Plotting code records
********************

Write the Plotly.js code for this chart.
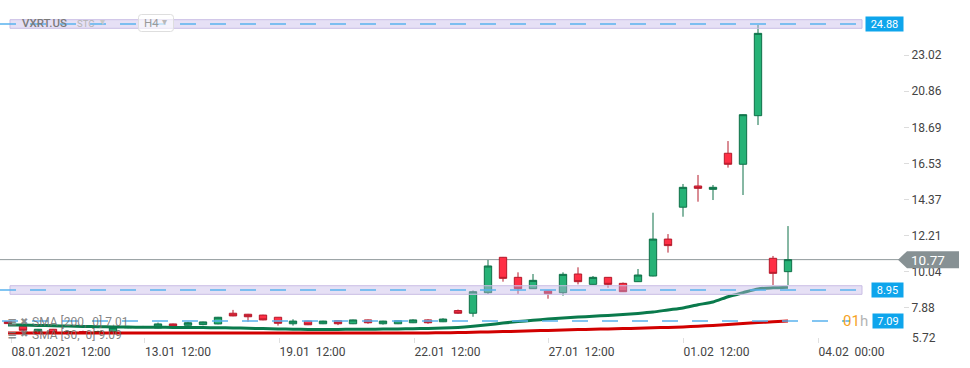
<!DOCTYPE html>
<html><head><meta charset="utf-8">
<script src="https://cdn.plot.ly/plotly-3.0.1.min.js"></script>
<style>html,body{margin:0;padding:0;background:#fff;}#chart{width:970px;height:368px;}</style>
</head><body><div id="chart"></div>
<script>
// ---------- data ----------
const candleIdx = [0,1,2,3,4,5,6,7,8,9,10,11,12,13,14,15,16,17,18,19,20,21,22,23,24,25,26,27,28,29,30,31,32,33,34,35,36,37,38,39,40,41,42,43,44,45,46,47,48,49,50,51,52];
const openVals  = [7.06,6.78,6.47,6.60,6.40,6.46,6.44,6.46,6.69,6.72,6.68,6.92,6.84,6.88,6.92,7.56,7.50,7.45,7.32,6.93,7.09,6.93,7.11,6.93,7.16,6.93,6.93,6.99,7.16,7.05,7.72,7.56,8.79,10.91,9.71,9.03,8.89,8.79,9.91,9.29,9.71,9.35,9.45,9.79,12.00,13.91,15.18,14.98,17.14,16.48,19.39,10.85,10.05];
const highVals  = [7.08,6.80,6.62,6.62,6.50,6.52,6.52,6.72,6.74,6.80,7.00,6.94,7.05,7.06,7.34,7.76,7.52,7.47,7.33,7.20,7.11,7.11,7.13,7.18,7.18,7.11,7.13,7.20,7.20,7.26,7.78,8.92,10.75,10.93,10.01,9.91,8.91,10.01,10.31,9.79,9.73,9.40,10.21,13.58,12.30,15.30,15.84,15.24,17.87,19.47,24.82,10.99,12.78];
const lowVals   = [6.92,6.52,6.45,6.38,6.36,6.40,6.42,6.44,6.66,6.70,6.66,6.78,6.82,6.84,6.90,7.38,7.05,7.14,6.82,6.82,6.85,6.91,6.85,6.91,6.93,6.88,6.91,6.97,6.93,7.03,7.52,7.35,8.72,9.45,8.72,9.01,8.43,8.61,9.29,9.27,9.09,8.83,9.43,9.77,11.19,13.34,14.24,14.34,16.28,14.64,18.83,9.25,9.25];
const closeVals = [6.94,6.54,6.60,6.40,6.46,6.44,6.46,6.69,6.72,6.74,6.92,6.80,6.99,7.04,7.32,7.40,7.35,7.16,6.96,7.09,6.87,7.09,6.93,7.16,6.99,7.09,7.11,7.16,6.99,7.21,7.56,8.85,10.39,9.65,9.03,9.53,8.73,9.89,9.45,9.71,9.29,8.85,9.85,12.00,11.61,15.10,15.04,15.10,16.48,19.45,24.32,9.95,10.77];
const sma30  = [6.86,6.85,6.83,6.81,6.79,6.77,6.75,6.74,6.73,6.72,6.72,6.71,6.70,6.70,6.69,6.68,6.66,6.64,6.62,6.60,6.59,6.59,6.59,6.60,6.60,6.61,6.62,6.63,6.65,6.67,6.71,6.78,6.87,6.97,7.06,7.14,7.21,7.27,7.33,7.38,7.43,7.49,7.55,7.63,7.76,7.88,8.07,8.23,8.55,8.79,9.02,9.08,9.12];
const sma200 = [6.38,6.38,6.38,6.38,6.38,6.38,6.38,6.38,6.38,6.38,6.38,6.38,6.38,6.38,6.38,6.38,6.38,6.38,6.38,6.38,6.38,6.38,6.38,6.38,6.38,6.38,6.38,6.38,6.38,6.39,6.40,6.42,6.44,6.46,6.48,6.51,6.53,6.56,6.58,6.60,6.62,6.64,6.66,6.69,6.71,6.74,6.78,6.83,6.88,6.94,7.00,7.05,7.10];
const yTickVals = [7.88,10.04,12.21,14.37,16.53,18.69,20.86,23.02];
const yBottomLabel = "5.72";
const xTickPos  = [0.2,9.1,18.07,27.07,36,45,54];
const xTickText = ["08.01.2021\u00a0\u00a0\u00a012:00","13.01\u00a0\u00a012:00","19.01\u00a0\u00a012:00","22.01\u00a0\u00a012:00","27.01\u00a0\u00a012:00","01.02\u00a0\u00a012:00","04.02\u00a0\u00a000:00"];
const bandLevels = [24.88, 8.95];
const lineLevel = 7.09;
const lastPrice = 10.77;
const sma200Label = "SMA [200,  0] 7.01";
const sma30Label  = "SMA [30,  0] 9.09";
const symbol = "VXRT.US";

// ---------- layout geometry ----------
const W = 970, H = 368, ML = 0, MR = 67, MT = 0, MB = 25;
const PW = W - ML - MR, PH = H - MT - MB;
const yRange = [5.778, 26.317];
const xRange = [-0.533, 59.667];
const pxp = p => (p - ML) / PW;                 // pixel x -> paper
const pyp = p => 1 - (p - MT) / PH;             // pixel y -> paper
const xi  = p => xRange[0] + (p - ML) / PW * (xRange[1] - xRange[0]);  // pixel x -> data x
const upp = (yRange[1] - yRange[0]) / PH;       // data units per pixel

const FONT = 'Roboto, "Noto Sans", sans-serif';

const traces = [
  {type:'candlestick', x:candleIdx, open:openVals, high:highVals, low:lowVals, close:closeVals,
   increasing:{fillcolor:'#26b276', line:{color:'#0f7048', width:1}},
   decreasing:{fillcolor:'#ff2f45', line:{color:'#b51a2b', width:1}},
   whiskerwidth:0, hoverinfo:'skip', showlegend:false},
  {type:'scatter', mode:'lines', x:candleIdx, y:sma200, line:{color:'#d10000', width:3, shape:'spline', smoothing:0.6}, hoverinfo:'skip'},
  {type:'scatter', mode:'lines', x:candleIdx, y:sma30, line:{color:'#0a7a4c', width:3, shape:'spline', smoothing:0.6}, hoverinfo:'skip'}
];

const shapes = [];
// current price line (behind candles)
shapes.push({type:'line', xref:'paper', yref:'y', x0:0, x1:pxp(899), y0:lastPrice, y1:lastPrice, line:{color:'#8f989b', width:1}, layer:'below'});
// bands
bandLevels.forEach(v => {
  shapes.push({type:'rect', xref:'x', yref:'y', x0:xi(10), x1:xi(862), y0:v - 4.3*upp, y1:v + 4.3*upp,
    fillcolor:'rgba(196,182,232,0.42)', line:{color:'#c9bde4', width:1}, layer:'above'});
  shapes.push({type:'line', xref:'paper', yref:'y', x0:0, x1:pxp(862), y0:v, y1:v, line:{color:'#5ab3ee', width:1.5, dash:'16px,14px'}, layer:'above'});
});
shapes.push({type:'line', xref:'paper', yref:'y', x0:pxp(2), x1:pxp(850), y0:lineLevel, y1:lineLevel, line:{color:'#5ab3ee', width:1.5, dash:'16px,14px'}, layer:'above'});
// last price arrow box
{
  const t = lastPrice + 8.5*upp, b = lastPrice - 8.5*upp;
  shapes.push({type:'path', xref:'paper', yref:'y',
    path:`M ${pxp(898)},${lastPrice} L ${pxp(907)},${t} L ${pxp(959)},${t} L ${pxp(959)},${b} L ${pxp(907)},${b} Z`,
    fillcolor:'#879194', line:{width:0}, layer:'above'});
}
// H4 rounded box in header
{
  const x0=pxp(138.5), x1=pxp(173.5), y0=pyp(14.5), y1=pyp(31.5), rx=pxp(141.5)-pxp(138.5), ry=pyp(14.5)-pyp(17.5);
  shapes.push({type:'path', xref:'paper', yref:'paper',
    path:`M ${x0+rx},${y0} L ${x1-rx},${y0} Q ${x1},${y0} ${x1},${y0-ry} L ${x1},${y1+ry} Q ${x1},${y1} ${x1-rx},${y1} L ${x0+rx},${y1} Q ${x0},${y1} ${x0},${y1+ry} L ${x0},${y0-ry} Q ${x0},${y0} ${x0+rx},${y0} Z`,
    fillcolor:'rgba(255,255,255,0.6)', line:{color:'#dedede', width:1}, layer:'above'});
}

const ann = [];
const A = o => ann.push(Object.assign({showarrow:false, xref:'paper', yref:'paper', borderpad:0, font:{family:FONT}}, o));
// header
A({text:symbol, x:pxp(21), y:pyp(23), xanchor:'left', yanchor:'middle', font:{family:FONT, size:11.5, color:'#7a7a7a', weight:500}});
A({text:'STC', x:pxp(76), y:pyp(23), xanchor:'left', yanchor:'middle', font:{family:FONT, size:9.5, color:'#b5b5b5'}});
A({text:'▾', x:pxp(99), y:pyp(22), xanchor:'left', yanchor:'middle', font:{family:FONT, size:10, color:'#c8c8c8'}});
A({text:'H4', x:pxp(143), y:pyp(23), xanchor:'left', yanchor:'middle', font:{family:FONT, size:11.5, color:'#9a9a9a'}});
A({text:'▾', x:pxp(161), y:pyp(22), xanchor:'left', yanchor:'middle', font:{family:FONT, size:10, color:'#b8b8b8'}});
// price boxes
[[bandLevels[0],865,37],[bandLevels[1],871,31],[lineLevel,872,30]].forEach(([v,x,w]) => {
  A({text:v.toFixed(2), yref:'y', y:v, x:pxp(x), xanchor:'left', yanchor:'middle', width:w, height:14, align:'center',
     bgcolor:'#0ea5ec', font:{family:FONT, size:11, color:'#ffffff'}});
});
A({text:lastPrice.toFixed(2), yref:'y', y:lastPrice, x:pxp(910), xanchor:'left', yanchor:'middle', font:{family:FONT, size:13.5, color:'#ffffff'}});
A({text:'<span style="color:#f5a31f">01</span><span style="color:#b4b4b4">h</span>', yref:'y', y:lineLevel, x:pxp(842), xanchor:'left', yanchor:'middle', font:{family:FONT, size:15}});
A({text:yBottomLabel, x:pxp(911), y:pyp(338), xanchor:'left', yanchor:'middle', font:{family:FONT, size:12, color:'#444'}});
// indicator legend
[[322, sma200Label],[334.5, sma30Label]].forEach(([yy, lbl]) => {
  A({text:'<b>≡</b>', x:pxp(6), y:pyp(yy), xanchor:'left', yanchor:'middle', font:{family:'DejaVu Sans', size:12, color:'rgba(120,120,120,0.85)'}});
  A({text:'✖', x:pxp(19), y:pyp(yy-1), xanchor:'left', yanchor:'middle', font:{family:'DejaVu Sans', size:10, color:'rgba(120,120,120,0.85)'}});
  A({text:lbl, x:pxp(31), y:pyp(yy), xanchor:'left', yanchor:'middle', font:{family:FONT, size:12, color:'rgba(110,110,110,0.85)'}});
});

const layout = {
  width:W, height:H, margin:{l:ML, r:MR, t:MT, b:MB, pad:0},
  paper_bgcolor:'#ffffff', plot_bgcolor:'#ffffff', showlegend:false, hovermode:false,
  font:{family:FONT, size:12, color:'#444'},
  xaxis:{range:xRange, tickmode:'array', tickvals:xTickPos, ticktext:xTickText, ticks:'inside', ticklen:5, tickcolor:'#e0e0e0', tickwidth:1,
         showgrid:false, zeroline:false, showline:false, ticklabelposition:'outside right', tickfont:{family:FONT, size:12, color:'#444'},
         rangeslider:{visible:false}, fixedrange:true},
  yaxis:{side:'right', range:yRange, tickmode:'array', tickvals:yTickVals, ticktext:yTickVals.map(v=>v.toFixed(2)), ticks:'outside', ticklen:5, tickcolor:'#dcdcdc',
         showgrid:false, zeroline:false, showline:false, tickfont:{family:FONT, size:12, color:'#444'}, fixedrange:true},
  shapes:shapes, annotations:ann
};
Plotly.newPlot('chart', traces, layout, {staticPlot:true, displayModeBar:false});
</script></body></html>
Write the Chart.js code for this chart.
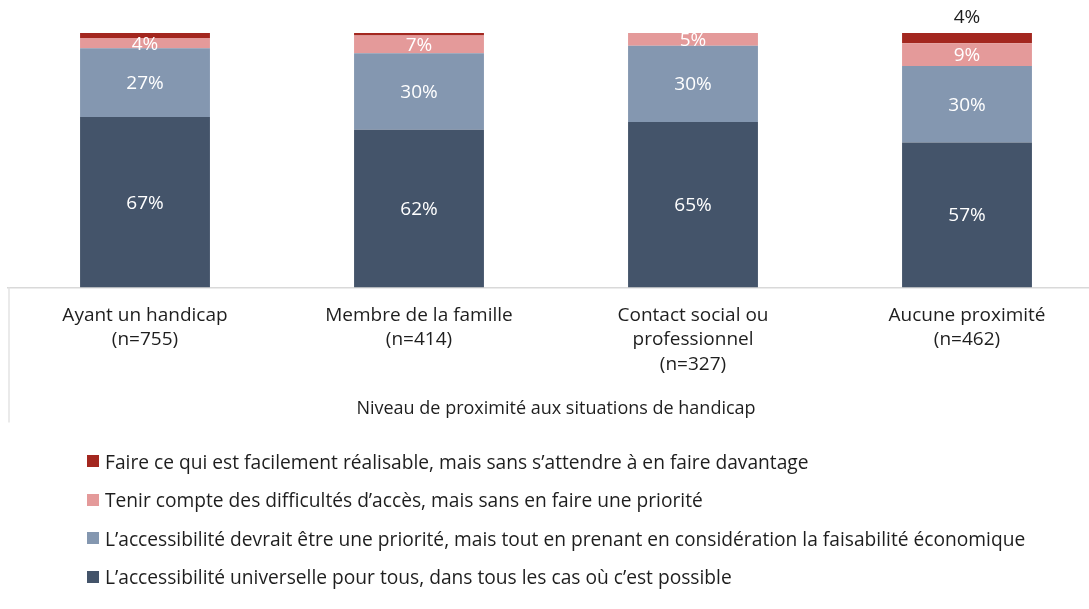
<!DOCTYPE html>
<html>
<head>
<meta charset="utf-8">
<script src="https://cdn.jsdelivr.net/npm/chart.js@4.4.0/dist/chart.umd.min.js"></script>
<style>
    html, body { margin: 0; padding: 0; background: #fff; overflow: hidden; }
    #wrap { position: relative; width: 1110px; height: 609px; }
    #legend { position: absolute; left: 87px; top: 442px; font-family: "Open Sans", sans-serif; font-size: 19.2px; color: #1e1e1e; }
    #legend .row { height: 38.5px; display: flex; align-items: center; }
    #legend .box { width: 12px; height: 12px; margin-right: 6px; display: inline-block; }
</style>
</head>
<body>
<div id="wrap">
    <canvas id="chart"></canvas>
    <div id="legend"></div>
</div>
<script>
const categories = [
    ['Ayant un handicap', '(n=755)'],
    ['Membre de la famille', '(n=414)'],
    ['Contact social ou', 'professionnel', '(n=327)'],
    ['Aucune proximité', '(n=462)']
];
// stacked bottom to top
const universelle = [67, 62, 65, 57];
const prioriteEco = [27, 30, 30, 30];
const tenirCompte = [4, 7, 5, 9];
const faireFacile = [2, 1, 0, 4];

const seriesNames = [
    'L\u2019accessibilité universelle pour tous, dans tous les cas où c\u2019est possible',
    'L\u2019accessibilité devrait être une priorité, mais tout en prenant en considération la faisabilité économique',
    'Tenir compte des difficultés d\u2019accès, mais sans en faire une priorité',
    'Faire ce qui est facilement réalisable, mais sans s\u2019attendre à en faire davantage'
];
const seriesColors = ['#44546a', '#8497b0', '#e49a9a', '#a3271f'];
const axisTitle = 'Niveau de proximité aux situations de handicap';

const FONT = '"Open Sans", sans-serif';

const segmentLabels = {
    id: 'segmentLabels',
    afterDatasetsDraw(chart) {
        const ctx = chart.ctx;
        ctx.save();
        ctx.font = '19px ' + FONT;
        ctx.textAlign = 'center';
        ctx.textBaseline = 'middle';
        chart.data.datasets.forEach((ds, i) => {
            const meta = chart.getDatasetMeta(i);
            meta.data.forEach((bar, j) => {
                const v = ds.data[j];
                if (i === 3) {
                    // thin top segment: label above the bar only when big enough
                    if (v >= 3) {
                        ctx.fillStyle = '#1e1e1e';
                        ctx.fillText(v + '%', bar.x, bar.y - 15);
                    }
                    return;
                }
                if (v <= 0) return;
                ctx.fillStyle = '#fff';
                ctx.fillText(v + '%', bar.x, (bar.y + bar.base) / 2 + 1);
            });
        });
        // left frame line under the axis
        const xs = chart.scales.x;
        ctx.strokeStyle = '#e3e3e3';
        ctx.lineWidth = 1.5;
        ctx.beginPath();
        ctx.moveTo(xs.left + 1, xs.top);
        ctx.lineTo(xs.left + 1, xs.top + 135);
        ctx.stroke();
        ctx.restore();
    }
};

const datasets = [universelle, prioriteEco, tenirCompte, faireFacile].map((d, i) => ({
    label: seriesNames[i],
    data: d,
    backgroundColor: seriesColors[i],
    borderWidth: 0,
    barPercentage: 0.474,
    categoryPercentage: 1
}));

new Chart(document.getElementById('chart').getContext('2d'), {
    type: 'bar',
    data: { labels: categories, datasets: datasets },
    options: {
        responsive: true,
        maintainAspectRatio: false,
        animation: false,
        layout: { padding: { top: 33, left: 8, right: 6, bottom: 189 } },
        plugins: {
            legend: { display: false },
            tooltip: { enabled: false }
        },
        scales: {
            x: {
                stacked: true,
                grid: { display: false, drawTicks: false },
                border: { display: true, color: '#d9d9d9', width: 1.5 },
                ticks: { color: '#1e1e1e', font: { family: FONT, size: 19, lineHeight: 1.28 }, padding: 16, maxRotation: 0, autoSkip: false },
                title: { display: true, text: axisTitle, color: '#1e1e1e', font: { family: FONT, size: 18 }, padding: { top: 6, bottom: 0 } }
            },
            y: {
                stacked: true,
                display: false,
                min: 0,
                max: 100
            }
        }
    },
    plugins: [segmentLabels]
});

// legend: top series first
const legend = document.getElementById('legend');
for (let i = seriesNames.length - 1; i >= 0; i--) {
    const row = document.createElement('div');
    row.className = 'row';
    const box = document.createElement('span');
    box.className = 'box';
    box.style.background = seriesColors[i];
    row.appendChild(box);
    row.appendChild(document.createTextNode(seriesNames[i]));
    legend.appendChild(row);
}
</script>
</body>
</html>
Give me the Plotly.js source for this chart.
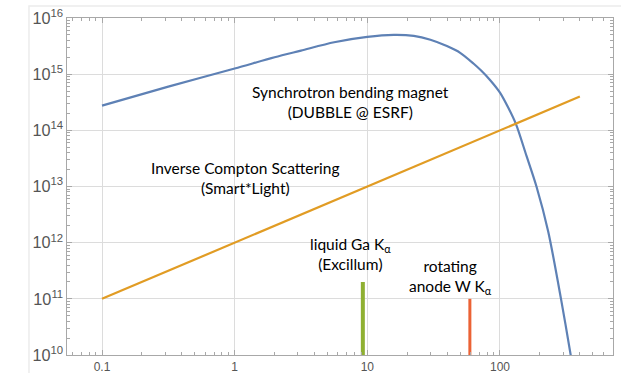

********************

- **Task goal**:
Scan the listing above and identify each line holding the string "Write"; copy every such line.

- **Exercise response**:
Write the Plotly.js code for this chart.
Write the Chart.js code for this chart.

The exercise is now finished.